INFORMATION SUPPLIED:

* * *

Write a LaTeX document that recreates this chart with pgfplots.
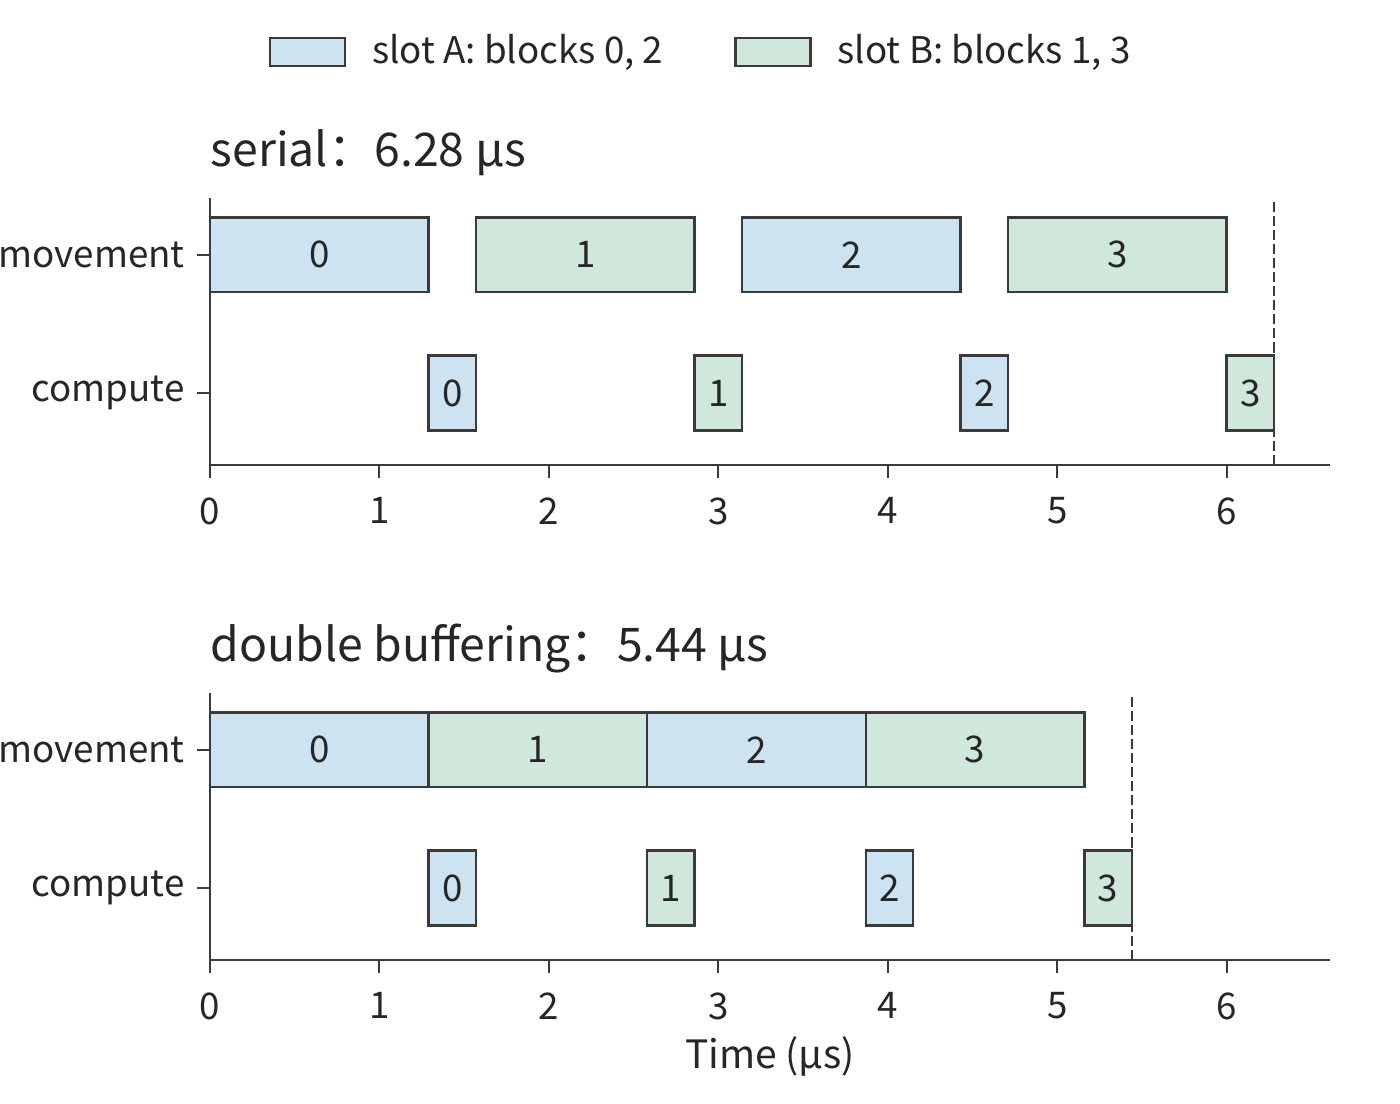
\documentclass[border=0pt]{standalone}
\usepackage{fontspec}
\setmainfont{Noto Sans CJK SC}
\usepackage{pgfplots}
\pgfplotsset{compat=1.18}

\definecolor{slotA}{RGB}{205,227,242}
\definecolor{slotB}{RGB}{208,232,220}
\definecolor{edge}{RGB}{58,58,58}
\definecolor{ink}{RGB}{38,38,38}

\pgfplotsset{
  gantt/.style={
    scale only axis, width=11.2cm, height=2.67cm,
    xmin=0, xmax=6.61, ymin=-0.52, ymax=1.41,
    axis x line*=bottom, axis y line*=left,
    axis line style={edge, line width=0.55pt},
    xtick={0,...,6}, ytick={0,1}, yticklabels={compute,movement},
    tick align=outside, major tick length=0.13cm,
    tick style={edge, line width=0.6pt},
    ticklabel style={text=ink},
    xticklabel style={yshift=-0.07cm},
    /pgf/number format/assume math mode=true,
    title style={at={(axis description cs:0,1)}, anchor=base west,
      font=\fontsize{13.2}{15}\selectfont, text=ink, inner sep=0pt,
      yshift=0.10cm},
    clip=false,
  },
  slot a/.style={draw=edge, line width=0.7pt, fill=slotA, forget plot},
  slot b/.style={draw=edge, line width=0.7pt, fill=slotB, forget plot},
  block num/.style={only marks, mark=none, forget plot, nodes near coords,
    point meta=explicit symbolic, nodes near coords align={center},
    every node near coord/.append style={text=ink}},
  finish/.style={edge, line width=0.6pt, dash pattern=on 2.85pt off 1.15pt, forget plot},
  patch legend/.style={legend image code/.code={
    \draw[##1] (0cm,-0.14cm) rectangle (0.75cm,0.14cm);}},
}

\begin{document}
\begin{tikzpicture}[font=\fontsize{10.45}{12.5}\selectfont]
\path[use as bounding box] (0,0) rectangle (14,11.04);

% serial: each block moved, then computed
\begin{axis}[gantt, at={(2.10cm,6.39cm)}, anchor=south west,
  title={serial：6.28 µs},
  legend columns=2, legend cell align=left,
  legend style={draw=none, fill=none, inner sep=0pt, text=ink,
    at={(axis description cs:0.0518,1.547)}, anchor=west,
    /tikz/every odd column/.append style={column sep=0.19cm},
    /tikz/every even column/.append style={column sep=0.64cm}},
]
\addlegendimage{slot a, patch legend}
\addlegendentry{slot A: blocks 0, 2}
\addlegendimage{slot b, patch legend}
\addlegendentry{slot B: blocks 1, 3}

% movement
\addplot[slot a] coordinates {(0,0.73) (1.29,0.73) (1.29,1.27) (0,1.27)} -- cycle;
\addplot[slot b] coordinates {(1.57,0.73) (2.86,0.73) (2.86,1.27) (1.57,1.27)} -- cycle;
\addplot[slot a] coordinates {(3.14,0.73) (4.43,0.73) (4.43,1.27) (3.14,1.27)} -- cycle;
\addplot[slot b] coordinates {(4.71,0.73) (6.00,0.73) (6.00,1.27) (4.71,1.27)} -- cycle;
% compute
\addplot[slot a] coordinates {(1.29,-0.27) (1.57,-0.27) (1.57,0.27) (1.29,0.27)} -- cycle;
\addplot[slot b] coordinates {(2.86,-0.27) (3.14,-0.27) (3.14,0.27) (2.86,0.27)} -- cycle;
\addplot[slot a] coordinates {(4.43,-0.27) (4.71,-0.27) (4.71,0.27) (4.43,0.27)} -- cycle;
\addplot[slot b] coordinates {(6.00,-0.27) (6.28,-0.27) (6.28,0.27) (6.00,0.27)} -- cycle;

\addplot[block num] coordinates {
  (0.645,1)[0] (2.215,1)[1] (3.785,1)[2] (5.355,1)[3]
  (1.43,0)[0] (3.00,0)[1] (4.57,0)[2] (6.14,0)[3]};

\addplot[finish] coordinates {(6.28,-0.52) (6.28,1.39)};
\end{axis}

% double buffering: next block moves while the current one computes
\begin{axis}[gantt, at={(2.10cm,1.44cm)}, anchor=south west,
  title={double buffering：5.44 µs},
  xlabel={Time (µs)},
  xlabel style={at={(axis description cs:0.5,0)}, anchor=base, yshift=-1.09cm,
    inner sep=0pt, text=ink, font=\fontsize{11.1}{13}\selectfont},
]
% movement
\addplot[slot a] coordinates {(0,0.73) (1.29,0.73) (1.29,1.27) (0,1.27)} -- cycle;
\addplot[slot b] coordinates {(1.29,0.73) (2.58,0.73) (2.58,1.27) (1.29,1.27)} -- cycle;
\addplot[slot a] coordinates {(2.58,0.73) (3.87,0.73) (3.87,1.27) (2.58,1.27)} -- cycle;
\addplot[slot b] coordinates {(3.87,0.73) (5.16,0.73) (5.16,1.27) (3.87,1.27)} -- cycle;
% compute
\addplot[slot a] coordinates {(1.29,-0.27) (1.57,-0.27) (1.57,0.27) (1.29,0.27)} -- cycle;
\addplot[slot b] coordinates {(2.58,-0.27) (2.86,-0.27) (2.86,0.27) (2.58,0.27)} -- cycle;
\addplot[slot a] coordinates {(3.87,-0.27) (4.15,-0.27) (4.15,0.27) (3.87,0.27)} -- cycle;
\addplot[slot b] coordinates {(5.16,-0.27) (5.44,-0.27) (5.44,0.27) (5.16,0.27)} -- cycle;

\addplot[block num] coordinates {
  (0.645,1)[0] (1.935,1)[1] (3.225,1)[2] (4.515,1)[3]
  (1.43,0)[0] (2.72,0)[1] (4.01,0)[2] (5.30,0)[3]};

\addplot[finish] coordinates {(5.44,-0.52) (5.44,1.39)};
\end{axis}
\end{tikzpicture}
\end{document}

* * *

DIRECTION: Please write out all of the material above without changing a word, and omit any pictures.

EXERCISE OUTPUT:
Write a LaTeX document that recreates this chart with pgfplots.
\documentclass[border=0pt]{standalone}
\usepackage{fontspec}
\setmainfont{Noto Sans CJK SC}
\usepackage{pgfplots}
\pgfplotsset{compat=1.18}

\definecolor{slotA}{RGB}{205,227,242}
\definecolor{slotB}{RGB}{208,232,220}
\definecolor{edge}{RGB}{58,58,58}
\definecolor{ink}{RGB}{38,38,38}

\pgfplotsset{
  gantt/.style={
    scale only axis, width=11.2cm, height=2.67cm,
    xmin=0, xmax=6.61, ymin=-0.52, ymax=1.41,
    axis x line*=bottom, axis y line*=left,
    axis line style={edge, line width=0.55pt},
    xtick={0,...,6}, ytick={0,1}, yticklabels={compute,movement},
    tick align=outside, major tick length=0.13cm,
    tick style={edge, line width=0.6pt},
    ticklabel style={text=ink},
    xticklabel style={yshift=-0.07cm},
    /pgf/number format/assume math mode=true,
    title style={at={(axis description cs:0,1)}, anchor=base west,
      font=\fontsize{13.2}{15}\selectfont, text=ink, inner sep=0pt,
      yshift=0.10cm},
    clip=false,
  },
  slot a/.style={draw=edge, line width=0.7pt, fill=slotA, forget plot},
  slot b/.style={draw=edge, line width=0.7pt, fill=slotB, forget plot},
  block num/.style={only marks, mark=none, forget plot, nodes near coords,
    point meta=explicit symbolic, nodes near coords align={center},
    every node near coord/.append style={text=ink}},
  finish/.style={edge, line width=0.6pt, dash pattern=on 2.85pt off 1.15pt, forget plot},
  patch legend/.style={legend image code/.code={
    \draw[##1] (0cm,-0.14cm) rectangle (0.75cm,0.14cm);}},
}

\begin{document}
\begin{tikzpicture}[font=\fontsize{10.45}{12.5}\selectfont]
\path[use as bounding box] (0,0) rectangle (14,11.04);

% serial: each block moved, then computed
\begin{axis}[gantt, at={(2.10cm,6.39cm)}, anchor=south west,
  title={serial：6.28 µs},
  legend columns=2, legend cell align=left,
  legend style={draw=none, fill=none, inner sep=0pt, text=ink,
    at={(axis description cs:0.0518,1.547)}, anchor=west,
    /tikz/every odd column/.append style={column sep=0.19cm},
    /tikz/every even column/.append style={column sep=0.64cm}},
]
\addlegendimage{slot a, patch legend}
\addlegendentry{slot A: blocks 0, 2}
\addlegendimage{slot b, patch legend}
\addlegendentry{slot B: blocks 1, 3}

% movement
\addplot[slot a] coordinates {(0,0.73) (1.29,0.73) (1.29,1.27) (0,1.27)} -- cycle;
\addplot[slot b] coordinates {(1.57,0.73) (2.86,0.73) (2.86,1.27) (1.57,1.27)} -- cycle;
\addplot[slot a] coordinates {(3.14,0.73) (4.43,0.73) (4.43,1.27) (3.14,1.27)} -- cycle;
\addplot[slot b] coordinates {(4.71,0.73) (6.00,0.73) (6.00,1.27) (4.71,1.27)} -- cycle;
% compute
\addplot[slot a] coordinates {(1.29,-0.27) (1.57,-0.27) (1.57,0.27) (1.29,0.27)} -- cycle;
\addplot[slot b] coordinates {(2.86,-0.27) (3.14,-0.27) (3.14,0.27) (2.86,0.27)} -- cycle;
\addplot[slot a] coordinates {(4.43,-0.27) (4.71,-0.27) (4.71,0.27) (4.43,0.27)} -- cycle;
\addplot[slot b] coordinates {(6.00,-0.27) (6.28,-0.27) (6.28,0.27) (6.00,0.27)} -- cycle;

\addplot[block num] coordinates {
  (0.645,1)[0] (2.215,1)[1] (3.785,1)[2] (5.355,1)[3]
  (1.43,0)[0] (3.00,0)[1] (4.57,0)[2] (6.14,0)[3]};

\addplot[finish] coordinates {(6.28,-0.52) (6.28,1.39)};
\end{axis}

% double buffering: next block moves while the current one computes
\begin{axis}[gantt, at={(2.10cm,1.44cm)}, anchor=south west,
  title={double buffering：5.44 µs},
  xlabel={Time (µs)},
  xlabel style={at={(axis description cs:0.5,0)}, anchor=base, yshift=-1.09cm,
    inner sep=0pt, text=ink, font=\fontsize{11.1}{13}\selectfont},
]
% movement
\addplot[slot a] coordinates {(0,0.73) (1.29,0.73) (1.29,1.27) (0,1.27)} -- cycle;
\addplot[slot b] coordinates {(1.29,0.73) (2.58,0.73) (2.58,1.27) (1.29,1.27)} -- cycle;
\addplot[slot a] coordinates {(2.58,0.73) (3.87,0.73) (3.87,1.27) (2.58,1.27)} -- cycle;
\addplot[slot b] coordinates {(3.87,0.73) (5.16,0.73) (5.16,1.27) (3.87,1.27)} -- cycle;
% compute
\addplot[slot a] coordinates {(1.29,-0.27) (1.57,-0.27) (1.57,0.27) (1.29,0.27)} -- cycle;
\addplot[slot b] coordinates {(2.58,-0.27) (2.86,-0.27) (2.86,0.27) (2.58,0.27)} -- cycle;
\addplot[slot a] coordinates {(3.87,-0.27) (4.15,-0.27) (4.15,0.27) (3.87,0.27)} -- cycle;
\addplot[slot b] coordinates {(5.16,-0.27) (5.44,-0.27) (5.44,0.27) (5.16,0.27)} -- cycle;

\addplot[block num] coordinates {
  (0.645,1)[0] (1.935,1)[1] (3.225,1)[2] (4.515,1)[3]
  (1.43,0)[0] (2.72,0)[1] (4.01,0)[2] (5.30,0)[3]};

\addplot[finish] coordinates {(5.44,-0.52) (5.44,1.39)};
\end{axis}
\end{tikzpicture}
\end{document}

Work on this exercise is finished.